ADIR - L'altro diritto

ISSN 1827-0565

Serial Killer between law and criminology

Gianluca Massaro, 2002

(Abstract)

The fascination of society at large for serial killers depends on the fact that they resemble the closest thing available to absolute evil: killing for the pleasure of killing, no passions or revenges involved.

This research begins explaining what serial killers are, what makes them different for instance from passion criminals or mass murderers. Having assumed a provisory notion of what a serial killer is, the research discusses a relevant set of data, mostly provided by the "European Serial Killers Data Bank", in order to quantify the phenomenon. The research discusses then the serial killers classifications made available by the contemporary criminology. Serial killers have been grouped according to their motives; according to the number of the people involved in the killings; according to the features of those killing; according to the psycho-dynamics and behavioral features of the killers and finally according to the stages of the murders.

The chapter follows with a discussion of the atypical forms of serial killing (i.e. terrorists and criminal organizations; war mass slaughter), paying attention also to women serial killers. To complete the classification the research discusses also the serial killing victimology, classifying the kind of victims favored by serial killers.

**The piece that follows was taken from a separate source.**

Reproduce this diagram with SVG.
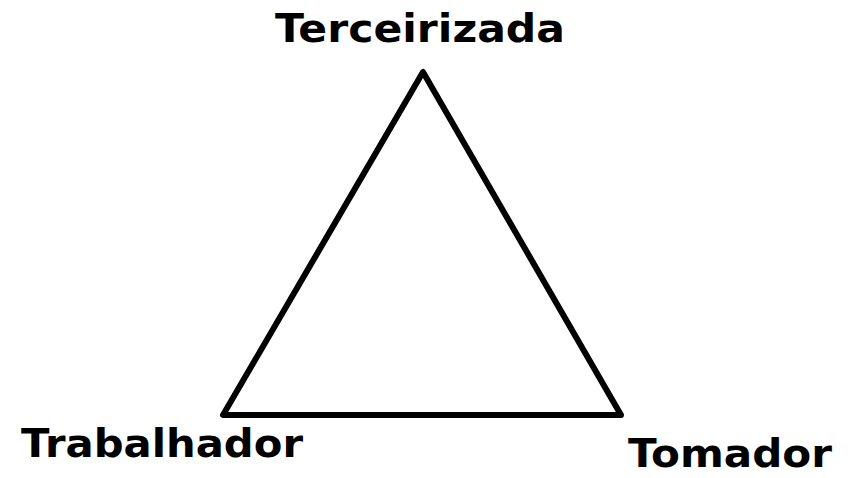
<svg xmlns="http://www.w3.org/2000/svg" width="856" height="478" viewBox="0 0 856 478">
<style>
.lbl{font-family:"DejaVu Sans",Verdana,sans-serif;font-weight:bold;font-size:39px;fill:#000}
.edge{fill:none;stroke:#000;stroke-width:6;stroke-linejoin:round;stroke-linecap:round}
</style>
<rect width="856" height="478" fill="#fff"/>
<g id="connectors">
<polygon class="edge" points="423,72 223,415 621,415"/>
</g>
<g id="terceirizada"><text class="lbl" x="275" y="42" textLength="290" lengthAdjust="spacingAndGlyphs">Terceirizada</text></g>
<g id="trabalhador"><text class="lbl" x="21" y="457" textLength="282" lengthAdjust="spacingAndGlyphs">Trabalhador</text></g>
<g id="tomador"><text class="lbl" x="628" y="467" textLength="204" lengthAdjust="spacingAndGlyphs">Tomador</text></g>
</svg>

The second chapter investigates how childhood and adolescence of serial killers, how their families and social relations, could affect their homicidal behavior. Later the chapter offers a detailed discussion of the relationship between serial killings and sex. The serial killer is traditionally assumed to have sexual motives, and in fact even nowadays the 'sexual' serial killer is the most common.

After a detailed discussion of the possible investigative styles both at the national and international level, and of the legal aspects connected to trial and sentence serving in case of serial killing, the third chapter of the research provides the readers with an in-depth sociological analysis of three Italian serial killers, demonstrating among the rest that serial killing is not a strictly Anglo-Saxon phenomenon. The three cases studied (Gianfranco Stevanin, Donato Bilancia, Luigi Chiatti) have been chosen because of the outcry they caused, but also because of the relevant differences their cases present.